Why PR Might Be a Hedge Fund’s Best Means to Counter Redemptions


Hedge funds are having a tough year. Redemptions in July were the highest since the depths of the financial crisis, and annual flows are poised to be negative for only the third time ever. The other two years were 2008 and 2009.

The hedge fund industry has struggled to define its value proposition as an asset class in the post-financial crisis world. Despite doubling down on risk management, becoming a registered investment vehicle and increasing regulatory and investor disclosures, the industry, in general, has not managed to reshape its public image. Instead, it’s shuffled from one public relations crisis to the next, remaining relatively quiet throughout, despite having been given the ability by regulators, via the JOBS Act, to communicate more openly with the investing public.

In the last eight years, the hedge funds have been plagued by persistent headlines about insufficient returns and outsized fees. They were seen as one of the original villains in the immediate fallout of the financial crisis, a few bad actors were caught trading on insider information, and some managers shut their fund to outside money. Perhaps, it was speculated, to avoid regulatory scrutiny.

And still, there’s been no formal campaign to change the industry’s image.

Most recently, some of the biggest hedge funds in the market have begun dropping their management fees to stave off the wave of investor redemptions. The irony here is that with economists speculating that markets are near the end of their bull run and predicting a correction in the coming quarters, now is the worst time to pull out of a truly hedged strategy. In fact, hedge fund investments should be in higher demand going into 2017.

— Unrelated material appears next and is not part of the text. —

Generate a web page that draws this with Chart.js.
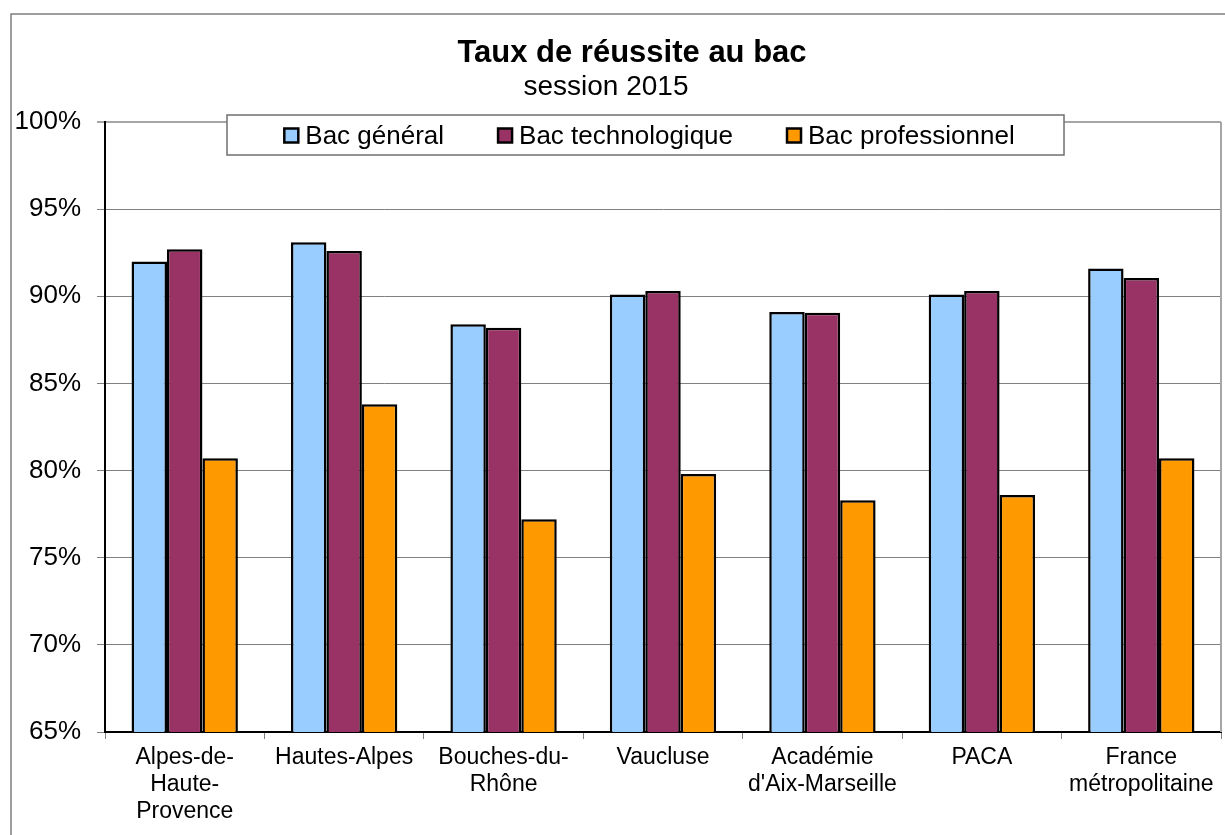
<!DOCTYPE html>
<html lang="fr">
<head>
<meta charset="utf-8">
<title>Taux de réussite au bac - session 2015</title>
<script src="https://cdn.jsdelivr.net/npm/chart.js@4/dist/chart.umd.min.js"></script>
<style>
  html, body { margin: 0; padding: 0; background: #fff; }
  #wrap { width: 1225px; height: 835px; }
</style>
</head>
<body>
<div id="wrap"><canvas id="bacChart" width="1225" height="835"></canvas></div>
<script>
// Données
const categories = [
    ['Alpes-de-', 'Haute-', 'Provence'],
    'Hautes-Alpes',
    ['Bouches-du-', 'Rhône'],
    'Vaucluse',
    ['Académie', "d'Aix-Marseille"],
    'PACA',
    ['France', 'métropolitaine']
];
const seriesNames = ['Bac général', 'Bac technologique', 'Bac professionnel'];
const bacGeneral = [92.0, 93.1, 88.4, 90.1, 89.1, 90.1, 91.6];
const bacTechno = [92.7, 92.6, 88.2, 90.3, 89.05, 90.3, 91.05];
const bacPro = [80.7, 83.8, 77.2, 79.8, 78.3, 78.6, 80.7];
const yTicks = [65, 70, 75, 80, 85, 90, 95, 100];

const titre = 'Taux de réussite au bac';
const sousTitre = 'session 2015';

Chart.defaults.font.family = "'Liberation Sans', Arial, sans-serif";
Chart.defaults.color = '#000';

// cadre + titre dessinés à la main
const cadrePlugin = {
    id: 'cadre',
    beforeDraw(chart) {
        const ctx = chart.ctx;
        ctx.save();
        ctx.fillStyle = '#fff';
        ctx.fillRect(0, 0, chart.width, chart.height);
        ctx.strokeStyle = '#7f7f7f';
        ctx.lineWidth = 1.5;
        ctx.beginPath();
        ctx.moveTo(11, chart.height);
        ctx.lineTo(11, 14);
        ctx.lineTo(chart.width, 14);
        ctx.stroke();

        ctx.fillStyle = '#000';
        ctx.textAlign = 'center';
        ctx.textBaseline = 'alphabetic';
        ctx.font = "bold 31px 'Liberation Sans', Arial, sans-serif";
        ctx.fillText(titre, 632, 62);
        ctx.font = "28px 'Liberation Sans', Arial, sans-serif";
        ctx.fillText(sousTitre, 606, 95);
        ctx.restore();
    }
};

// légende encadrée, posée sur le haut de la zone de tracé
const legendePlugin = {
    id: 'legende',
    afterDraw(chart) {
        const ctx = chart.ctx;
        const box = {left: 227, top: 115, right: 1064, bottom: 155};
        ctx.save();
        ctx.fillStyle = '#fff';
        ctx.fillRect(box.left, box.top, box.right - box.left, box.bottom - box.top);
        ctx.strokeStyle = '#6f6f6f';
        ctx.lineWidth = 1.5;
        ctx.strokeRect(box.left, box.top, box.right - box.left, box.bottom - box.top);

        ctx.font = "26px 'Liberation Sans', Arial, sans-serif";
        const sw = 14, gapTxt = 7, gapItem = 54;
        const ds = chart.data.datasets;
        const widths = ds.map(d => ctx.measureText(d.label).width);
        let total = 0;
        widths.forEach((w, i) => { total += sw + gapTxt + w + (i < widths.length - 1 ? gapItem : 0); });
        let x = 649.5 - total / 2;
        const midY = 135.5;
        ds.forEach((d, i) => {
            ctx.fillStyle = d.backgroundColor;
            ctx.fillRect(x, midY - sw / 2, sw, sw);
            ctx.strokeStyle = '#000';
            ctx.lineWidth = 2.5;
            ctx.strokeRect(x, midY - sw / 2, sw, sw);
            ctx.fillStyle = '#000';
            ctx.textAlign = 'left';
            ctx.textBaseline = 'middle';
            ctx.fillText(d.label, x + sw + gapTxt, midY + 1);
            x += sw + gapTxt + widths[i] + gapItem;
        });
        ctx.restore();
    }
};

new Chart(document.getElementById('bacChart'), {
    type: 'bar',
    data: {
        labels: categories,
        datasets: [
            {label: seriesNames[0], data: bacGeneral, backgroundColor: '#99ccff'},
            {label: seriesNames[1], data: bacTechno, backgroundColor: '#993366'},
            {label: seriesNames[2], data: bacPro, backgroundColor: '#ff9900'}
        ].map(d => Object.assign(d, {
            borderColor: '#000',
            borderWidth: 2.5,
            borderSkipped: false,
            categoryPercentage: 0.667,
            barPercentage: 1.0
        }))
    },
    options: {
        responsive: false,
        animation: false,
        devicePixelRatio: 1,
        layout: {padding: {left: 0, right: 4, top: 122, bottom: 0}},
        plugins: {
            legend: {display: false},
            title: {display: false},
            tooltip: {enabled: false}
        },
        scales: {
            x: {
                afterFit: scale => { scale.height = 103; },
                grid: {
                    drawOnChartArea: false,
                    drawTicks: true,
                    tickLength: 7,
                    color: '#808080',
                    offset: true
                },
                border: {color: '#000', width: 2},
                ticks: {
                    padding: 5,
                    maxRotation: 0,
                    autoSkip: false,
                    font: {size: 23, lineHeight: 27 / 23}
                }
            },
            y: {
                min: yTicks[0],
                max: yTicks[yTicks.length - 1],
                afterFit: scale => { scale.width = 105; },
                afterBuildTicks: scale => { scale.ticks = yTicks.map(v => ({value: v})); },
                grid: {
                    tickLength: 8,
                    color: ctx => ctx.tick && ctx.tick.value === 100 ? '#a6a6a6' : '#808080',
                    lineWidth: ctx => ctx.tick && ctx.tick.value === 100 ? 2 : 1
                },
                border: {color: '#000', width: 2},
                ticks: {
                    padding: 16,
                    font: {size: 26},
                    callback: v => v + '%'
                }
            }
        }
    },
    plugins: [cadrePlugin, legendePlugin, {
        // bord droit de la zone de tracé (gris)
        id: 'bordDroit',
        beforeDatasetsDraw(chart) {
            const a = chart.chartArea, ctx = chart.ctx;
            ctx.save();
            ctx.strokeStyle = '#a6a6a6';
            ctx.lineWidth = 2;
            ctx.beginPath();
            ctx.moveTo(a.right, a.top);
            ctx.lineTo(a.right, a.bottom);
            ctx.stroke();
            ctx.restore();
        }
    }]
});
</script>
</body>
</html>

But no one is saying that, at least not publicly. What we hear instead is that there are too many funds in the market right now and too little talent to manage them. While perhaps true, that story line doesn’t inspire confidence, it creates more uncertainty. And all hedge funds are getting painted with that same broad brush.

The truth is hedge funds weren’t designed to thrive in a bull market. They aren’t supposed to win big when markets are heading in one direction—up, up, up—as ours have been for the last eight years. Long-only funds are for that. Hedge funds are supposed to provide downside protection. They are built to deliver measured growth in choppy markets and minimize losses when markets tank.

So how do you change the narrative?

By being proactive. By telling the story of how much the industry has grown up. By educating investors on how hedged strategies can protect them in the event of a correction in 2017. By explaining to investors that investment risk is better managed today and the asset class is more transparent than it has ever been. In fact, in some ways, hedge funds are more transparent now than mutual funds. But that’s not widely known to investors.

Eliminating or reducing management fees is probably a move that was long overdue, but the narrative has already been hijacked by voices who are positioning it as a defensive move. For hedge fund managers who have lowered or eliminated their fees, why not come out and say that the move was made to more closely align your interests with your investors?

Why has there been no breakaway hedge fund or group of funds to take on the role of changing the industry’s image and repositioning it for the next 10 years? With the latest headlines warning of a mass exodus of investment dollars, now is the time to speak up.